Different to the type of affordable housing provided by housing associations, the proposals describe the development and provision of “intermediate quality housing”.
Shared ownership
The properties are expected be available on a “shared ownership basis,” allowing eligible occupiers to buy most of a dwelling’s value through fixing mortgages at a discount from open market values.
The plans state that this “ensures affordability” and the equity retained by the local authority would “guarantee they will provide a community resource to the community for decades to come”.
The homes include a two-bedroom home, three three-bedroom homes and a three-bedroom home with a garage.

The proposal notes that each house will have two parking spaces to the front and side along with a small section of garden, and a main garden at the back.
Two visitor parking spaces are included at the end of the proposed internal access road.
The proposed site is surrounded by properties to the north and west, is separated by a pocket of trees, and bounds the A487 to the south.
Concerns
Immediately to the north is an existing community allotment and the homes would be within a five minute walk from Ysgol Gynradd Llanystumdwy.
Following a consultation, public concerns raised include “speed limits” and “increased traffic”.
In response, developers noted the existing Maes Llwyd access had been designed to meet “highway standards” and that Llanystumdwy had a 20mph road, so “vehicles should not be travelling at excessive speeds”.

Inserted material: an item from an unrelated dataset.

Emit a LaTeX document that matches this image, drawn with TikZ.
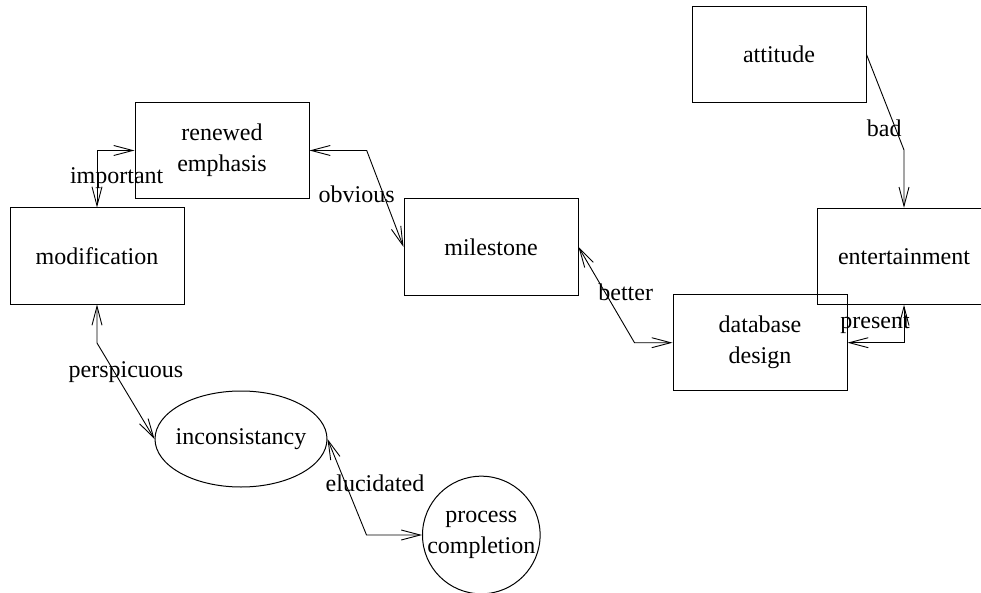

The development’s small size was also not considered to result in a significant traffic increase.
Other comments included queries over the need for the dwellings, but developers have stated the current figures for housing need “clearly showed demand for affordable housing” in the area.
There were also “concerns at the scale” of the development, but developers have said that all the properties are to be “dormer bungalows” and are “not considered to be excessive or overbearing”.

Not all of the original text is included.